Copy out exactly the lines from the one holding "Clone this chart in Chart.js." through the one holding "const switchTrial = 101;", ends included; omit images.

**Exercise data**
(begin)

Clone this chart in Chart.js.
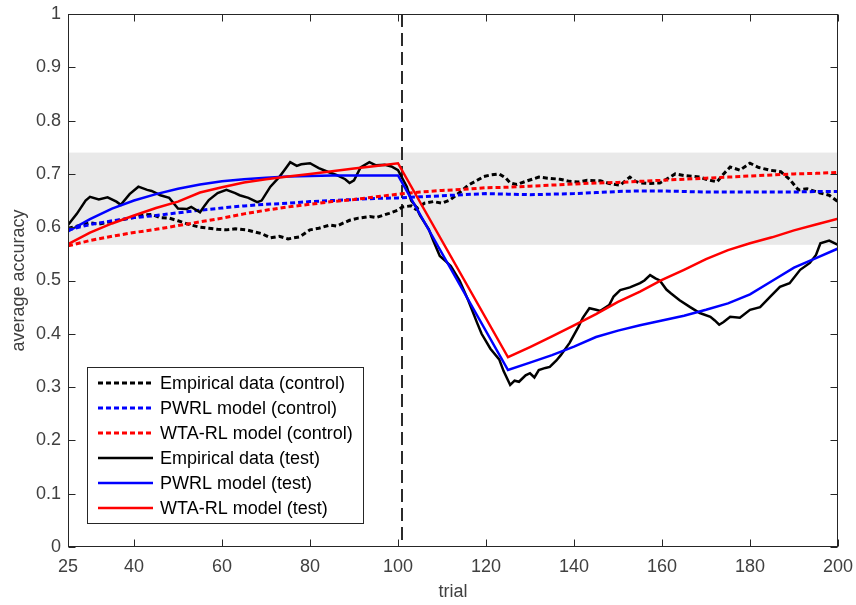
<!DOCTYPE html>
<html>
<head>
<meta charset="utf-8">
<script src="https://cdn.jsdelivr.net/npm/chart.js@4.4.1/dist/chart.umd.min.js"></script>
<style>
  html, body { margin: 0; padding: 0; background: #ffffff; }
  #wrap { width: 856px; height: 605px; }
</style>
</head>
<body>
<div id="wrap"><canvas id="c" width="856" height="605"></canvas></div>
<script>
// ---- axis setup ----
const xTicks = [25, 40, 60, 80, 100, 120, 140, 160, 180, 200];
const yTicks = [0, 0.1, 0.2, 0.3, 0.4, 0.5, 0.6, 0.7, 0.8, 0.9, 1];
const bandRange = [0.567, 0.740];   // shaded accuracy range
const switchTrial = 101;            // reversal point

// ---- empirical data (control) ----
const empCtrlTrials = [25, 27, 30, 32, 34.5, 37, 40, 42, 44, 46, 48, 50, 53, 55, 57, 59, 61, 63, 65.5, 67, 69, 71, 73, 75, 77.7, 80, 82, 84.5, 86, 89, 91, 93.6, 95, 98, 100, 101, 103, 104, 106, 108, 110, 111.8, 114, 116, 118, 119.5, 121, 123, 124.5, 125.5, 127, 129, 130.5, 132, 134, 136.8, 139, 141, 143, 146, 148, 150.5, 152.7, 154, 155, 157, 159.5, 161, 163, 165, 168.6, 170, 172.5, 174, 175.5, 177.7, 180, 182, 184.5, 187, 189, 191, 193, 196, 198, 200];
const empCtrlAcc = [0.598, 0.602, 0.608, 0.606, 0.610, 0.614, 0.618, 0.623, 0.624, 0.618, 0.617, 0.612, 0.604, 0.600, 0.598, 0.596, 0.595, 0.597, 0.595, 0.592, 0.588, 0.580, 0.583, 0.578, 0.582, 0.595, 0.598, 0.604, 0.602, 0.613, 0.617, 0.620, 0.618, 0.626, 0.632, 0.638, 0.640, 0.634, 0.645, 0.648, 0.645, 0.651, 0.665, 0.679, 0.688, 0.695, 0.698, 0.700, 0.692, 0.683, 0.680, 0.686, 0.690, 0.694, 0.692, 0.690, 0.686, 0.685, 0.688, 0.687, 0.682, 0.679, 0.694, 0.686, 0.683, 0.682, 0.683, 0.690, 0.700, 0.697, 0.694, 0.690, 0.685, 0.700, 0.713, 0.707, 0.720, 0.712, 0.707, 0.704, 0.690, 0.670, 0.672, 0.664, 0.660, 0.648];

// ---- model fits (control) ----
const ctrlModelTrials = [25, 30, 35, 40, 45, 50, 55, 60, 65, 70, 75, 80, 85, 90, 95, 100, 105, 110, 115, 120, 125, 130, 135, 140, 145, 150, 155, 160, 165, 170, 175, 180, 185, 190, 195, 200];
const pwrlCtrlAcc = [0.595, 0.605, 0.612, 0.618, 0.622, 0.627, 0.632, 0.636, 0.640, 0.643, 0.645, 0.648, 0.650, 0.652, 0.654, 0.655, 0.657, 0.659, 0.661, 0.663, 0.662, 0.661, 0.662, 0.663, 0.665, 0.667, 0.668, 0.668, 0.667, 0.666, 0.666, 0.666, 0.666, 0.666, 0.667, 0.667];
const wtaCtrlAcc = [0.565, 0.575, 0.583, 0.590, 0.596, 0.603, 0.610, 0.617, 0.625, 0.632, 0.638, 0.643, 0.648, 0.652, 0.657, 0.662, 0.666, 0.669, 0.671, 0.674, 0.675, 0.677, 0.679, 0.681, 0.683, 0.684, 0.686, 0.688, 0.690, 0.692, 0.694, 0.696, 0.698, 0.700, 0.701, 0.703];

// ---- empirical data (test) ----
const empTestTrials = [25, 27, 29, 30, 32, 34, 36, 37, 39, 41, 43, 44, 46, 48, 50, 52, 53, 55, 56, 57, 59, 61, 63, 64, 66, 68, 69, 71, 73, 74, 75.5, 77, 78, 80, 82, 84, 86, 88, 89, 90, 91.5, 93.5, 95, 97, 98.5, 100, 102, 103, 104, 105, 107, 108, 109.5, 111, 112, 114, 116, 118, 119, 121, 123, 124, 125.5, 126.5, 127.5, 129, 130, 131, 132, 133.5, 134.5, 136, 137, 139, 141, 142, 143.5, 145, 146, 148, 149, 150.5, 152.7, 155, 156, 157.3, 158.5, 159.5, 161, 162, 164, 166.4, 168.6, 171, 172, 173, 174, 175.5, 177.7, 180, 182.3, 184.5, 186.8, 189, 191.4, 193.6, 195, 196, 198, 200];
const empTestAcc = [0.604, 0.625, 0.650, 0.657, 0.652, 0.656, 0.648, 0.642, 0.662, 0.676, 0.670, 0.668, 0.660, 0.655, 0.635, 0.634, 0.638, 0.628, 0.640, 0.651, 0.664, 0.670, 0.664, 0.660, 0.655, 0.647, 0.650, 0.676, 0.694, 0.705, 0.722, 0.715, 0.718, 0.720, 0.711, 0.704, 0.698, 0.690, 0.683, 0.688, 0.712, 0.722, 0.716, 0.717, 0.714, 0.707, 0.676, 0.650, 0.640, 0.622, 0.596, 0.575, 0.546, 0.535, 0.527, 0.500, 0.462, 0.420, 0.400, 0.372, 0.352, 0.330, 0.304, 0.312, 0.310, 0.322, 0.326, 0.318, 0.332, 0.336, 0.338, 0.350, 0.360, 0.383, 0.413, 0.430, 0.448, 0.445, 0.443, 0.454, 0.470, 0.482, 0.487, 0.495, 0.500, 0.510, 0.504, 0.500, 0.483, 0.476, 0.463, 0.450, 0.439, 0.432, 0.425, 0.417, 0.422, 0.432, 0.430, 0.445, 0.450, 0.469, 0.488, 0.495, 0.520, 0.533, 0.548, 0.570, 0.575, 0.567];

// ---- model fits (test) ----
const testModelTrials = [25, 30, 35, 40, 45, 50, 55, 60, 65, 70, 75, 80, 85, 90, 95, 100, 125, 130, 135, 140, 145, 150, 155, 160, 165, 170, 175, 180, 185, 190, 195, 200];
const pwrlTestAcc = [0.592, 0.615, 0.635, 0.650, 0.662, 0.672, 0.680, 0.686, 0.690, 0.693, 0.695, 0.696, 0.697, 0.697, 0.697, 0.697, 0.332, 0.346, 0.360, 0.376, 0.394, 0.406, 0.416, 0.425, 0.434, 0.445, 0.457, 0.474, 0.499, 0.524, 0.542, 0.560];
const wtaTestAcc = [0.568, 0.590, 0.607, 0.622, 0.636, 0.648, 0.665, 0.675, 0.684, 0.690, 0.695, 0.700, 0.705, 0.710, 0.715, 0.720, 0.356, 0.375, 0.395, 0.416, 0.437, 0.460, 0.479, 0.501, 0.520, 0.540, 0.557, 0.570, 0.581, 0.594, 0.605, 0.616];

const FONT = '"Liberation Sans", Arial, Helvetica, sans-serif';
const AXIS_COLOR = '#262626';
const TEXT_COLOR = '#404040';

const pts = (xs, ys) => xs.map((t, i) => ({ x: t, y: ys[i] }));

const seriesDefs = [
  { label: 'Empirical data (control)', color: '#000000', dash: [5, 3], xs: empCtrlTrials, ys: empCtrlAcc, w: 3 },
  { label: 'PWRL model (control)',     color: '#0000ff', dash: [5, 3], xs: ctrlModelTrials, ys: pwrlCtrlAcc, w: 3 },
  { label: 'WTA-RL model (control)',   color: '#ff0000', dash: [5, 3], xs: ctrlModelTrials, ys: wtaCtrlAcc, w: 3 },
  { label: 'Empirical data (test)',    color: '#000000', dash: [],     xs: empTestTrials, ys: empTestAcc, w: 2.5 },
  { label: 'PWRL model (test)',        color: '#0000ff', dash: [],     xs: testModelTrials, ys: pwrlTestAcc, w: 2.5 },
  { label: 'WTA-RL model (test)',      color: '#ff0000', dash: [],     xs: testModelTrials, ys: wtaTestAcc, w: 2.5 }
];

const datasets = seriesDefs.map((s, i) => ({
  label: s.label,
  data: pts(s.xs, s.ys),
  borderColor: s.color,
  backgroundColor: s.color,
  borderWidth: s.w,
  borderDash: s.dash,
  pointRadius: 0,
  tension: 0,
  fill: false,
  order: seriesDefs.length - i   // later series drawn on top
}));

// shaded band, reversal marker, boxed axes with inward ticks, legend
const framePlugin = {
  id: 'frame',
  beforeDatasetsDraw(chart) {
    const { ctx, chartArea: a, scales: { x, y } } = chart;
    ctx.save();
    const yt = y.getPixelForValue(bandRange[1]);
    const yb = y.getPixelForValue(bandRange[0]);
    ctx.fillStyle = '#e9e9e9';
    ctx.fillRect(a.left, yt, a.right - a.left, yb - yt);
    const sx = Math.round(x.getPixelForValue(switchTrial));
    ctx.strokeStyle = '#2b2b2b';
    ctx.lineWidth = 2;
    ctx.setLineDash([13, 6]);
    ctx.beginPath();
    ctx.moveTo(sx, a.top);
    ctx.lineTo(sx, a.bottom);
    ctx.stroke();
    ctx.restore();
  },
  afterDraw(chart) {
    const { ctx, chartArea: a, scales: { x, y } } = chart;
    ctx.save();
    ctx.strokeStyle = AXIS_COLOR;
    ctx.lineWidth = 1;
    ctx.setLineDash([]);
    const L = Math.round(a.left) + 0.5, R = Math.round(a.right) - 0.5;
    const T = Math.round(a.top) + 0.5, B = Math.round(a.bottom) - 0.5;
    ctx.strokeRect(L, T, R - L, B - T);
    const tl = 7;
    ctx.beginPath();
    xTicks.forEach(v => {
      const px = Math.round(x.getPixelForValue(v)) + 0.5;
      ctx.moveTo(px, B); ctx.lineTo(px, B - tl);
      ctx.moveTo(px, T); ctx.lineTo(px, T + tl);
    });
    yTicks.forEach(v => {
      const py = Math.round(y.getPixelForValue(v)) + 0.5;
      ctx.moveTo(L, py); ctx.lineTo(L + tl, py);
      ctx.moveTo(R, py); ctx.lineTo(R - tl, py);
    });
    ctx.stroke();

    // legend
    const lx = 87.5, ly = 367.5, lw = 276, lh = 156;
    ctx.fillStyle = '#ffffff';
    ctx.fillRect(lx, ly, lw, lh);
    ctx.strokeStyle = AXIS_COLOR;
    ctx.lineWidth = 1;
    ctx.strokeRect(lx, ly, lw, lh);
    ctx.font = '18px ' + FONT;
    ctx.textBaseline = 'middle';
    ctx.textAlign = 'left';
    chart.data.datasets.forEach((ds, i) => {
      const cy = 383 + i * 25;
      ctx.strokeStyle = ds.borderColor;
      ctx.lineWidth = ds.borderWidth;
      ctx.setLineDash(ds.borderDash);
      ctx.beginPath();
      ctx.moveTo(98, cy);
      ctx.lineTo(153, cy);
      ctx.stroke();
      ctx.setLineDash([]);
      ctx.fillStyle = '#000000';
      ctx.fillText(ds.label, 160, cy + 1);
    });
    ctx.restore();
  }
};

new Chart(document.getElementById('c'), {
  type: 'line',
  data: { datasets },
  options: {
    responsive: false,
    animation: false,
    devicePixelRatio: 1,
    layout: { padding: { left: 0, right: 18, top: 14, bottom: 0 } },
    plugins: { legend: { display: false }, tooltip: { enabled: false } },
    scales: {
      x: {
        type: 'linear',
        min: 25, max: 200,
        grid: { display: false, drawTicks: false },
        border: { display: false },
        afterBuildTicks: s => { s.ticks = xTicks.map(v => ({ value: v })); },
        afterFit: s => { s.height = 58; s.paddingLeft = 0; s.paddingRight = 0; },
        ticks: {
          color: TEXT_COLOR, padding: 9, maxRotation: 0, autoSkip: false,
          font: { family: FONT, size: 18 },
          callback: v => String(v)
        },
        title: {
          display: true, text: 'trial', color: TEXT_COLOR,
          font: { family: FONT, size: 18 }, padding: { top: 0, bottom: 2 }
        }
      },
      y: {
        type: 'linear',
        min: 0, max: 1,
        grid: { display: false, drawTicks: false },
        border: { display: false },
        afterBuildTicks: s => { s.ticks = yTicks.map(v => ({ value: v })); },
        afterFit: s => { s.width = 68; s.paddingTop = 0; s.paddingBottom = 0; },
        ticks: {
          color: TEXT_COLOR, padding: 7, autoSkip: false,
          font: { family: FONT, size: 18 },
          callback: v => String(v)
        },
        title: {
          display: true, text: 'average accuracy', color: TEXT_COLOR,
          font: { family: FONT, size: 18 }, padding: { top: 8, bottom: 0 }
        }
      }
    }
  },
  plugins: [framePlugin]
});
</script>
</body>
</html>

(end)
(begin)

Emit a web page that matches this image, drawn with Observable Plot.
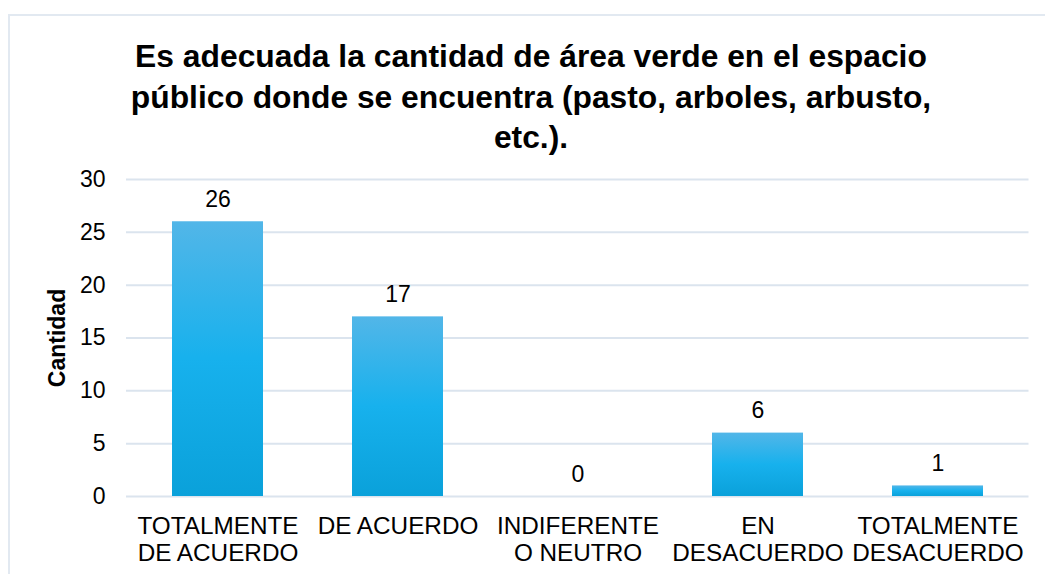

(end)
(begin)

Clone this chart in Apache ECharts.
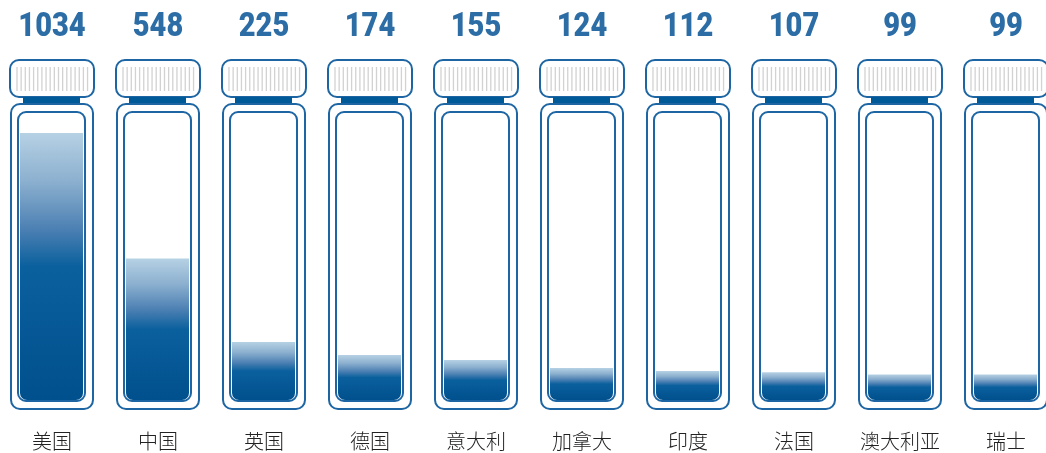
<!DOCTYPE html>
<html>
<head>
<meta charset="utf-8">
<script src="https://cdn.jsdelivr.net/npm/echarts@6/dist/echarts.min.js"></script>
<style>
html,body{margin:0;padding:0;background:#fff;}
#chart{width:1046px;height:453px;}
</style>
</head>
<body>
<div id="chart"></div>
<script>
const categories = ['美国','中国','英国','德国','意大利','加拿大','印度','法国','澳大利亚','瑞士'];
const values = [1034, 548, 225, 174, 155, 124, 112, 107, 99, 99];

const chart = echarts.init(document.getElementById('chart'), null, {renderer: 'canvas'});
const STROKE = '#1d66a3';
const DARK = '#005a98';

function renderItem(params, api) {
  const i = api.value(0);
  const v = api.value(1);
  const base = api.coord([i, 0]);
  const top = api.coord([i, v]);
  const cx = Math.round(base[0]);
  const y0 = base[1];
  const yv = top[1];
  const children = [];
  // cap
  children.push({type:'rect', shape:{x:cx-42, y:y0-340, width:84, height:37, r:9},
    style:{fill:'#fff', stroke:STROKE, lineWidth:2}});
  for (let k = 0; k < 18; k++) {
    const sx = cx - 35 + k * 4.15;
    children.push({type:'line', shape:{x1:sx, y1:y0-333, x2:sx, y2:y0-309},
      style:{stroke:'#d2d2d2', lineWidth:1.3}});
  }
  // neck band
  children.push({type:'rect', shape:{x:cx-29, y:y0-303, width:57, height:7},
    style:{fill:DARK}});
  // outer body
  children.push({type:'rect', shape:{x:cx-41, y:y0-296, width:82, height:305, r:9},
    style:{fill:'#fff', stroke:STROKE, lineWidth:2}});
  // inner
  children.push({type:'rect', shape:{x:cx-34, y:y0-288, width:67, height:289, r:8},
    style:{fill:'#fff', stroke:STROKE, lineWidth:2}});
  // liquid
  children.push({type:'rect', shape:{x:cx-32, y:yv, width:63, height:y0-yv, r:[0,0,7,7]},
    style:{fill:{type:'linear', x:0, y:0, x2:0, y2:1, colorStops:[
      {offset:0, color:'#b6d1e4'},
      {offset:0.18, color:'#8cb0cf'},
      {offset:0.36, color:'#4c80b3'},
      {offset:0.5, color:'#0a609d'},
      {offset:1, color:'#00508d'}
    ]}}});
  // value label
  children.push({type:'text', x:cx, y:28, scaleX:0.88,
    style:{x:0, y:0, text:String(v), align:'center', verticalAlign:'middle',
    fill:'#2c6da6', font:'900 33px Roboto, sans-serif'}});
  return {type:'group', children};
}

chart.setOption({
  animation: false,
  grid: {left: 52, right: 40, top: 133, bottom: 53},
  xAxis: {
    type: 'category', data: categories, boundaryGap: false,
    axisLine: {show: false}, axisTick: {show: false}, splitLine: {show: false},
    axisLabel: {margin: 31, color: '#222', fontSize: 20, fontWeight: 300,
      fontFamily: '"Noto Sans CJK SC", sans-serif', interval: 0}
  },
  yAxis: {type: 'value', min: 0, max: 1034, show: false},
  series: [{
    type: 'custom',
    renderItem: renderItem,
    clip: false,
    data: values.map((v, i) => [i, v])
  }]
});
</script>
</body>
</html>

(end)

**Solution for this exercise**
Clone this chart in Chart.js.
<!DOCTYPE html>
<html>
<head>
<meta charset="utf-8">
<script src="https://cdn.jsdelivr.net/npm/chart.js@4.4.1/dist/chart.umd.min.js"></script>
<style>
  html, body { margin: 0; padding: 0; background: #ffffff; }
  #wrap { width: 856px; height: 605px; }
</style>
</head>
<body>
<div id="wrap"><canvas id="c" width="856" height="605"></canvas></div>
<script>
// ---- axis setup ----
const xTicks = [25, 40, 60, 80, 100, 120, 140, 160, 180, 200];
const yTicks = [0, 0.1, 0.2, 0.3, 0.4, 0.5, 0.6, 0.7, 0.8, 0.9, 1];
const bandRange = [0.567, 0.740];   // shaded accuracy range
const switchTrial = 101;            // reversal point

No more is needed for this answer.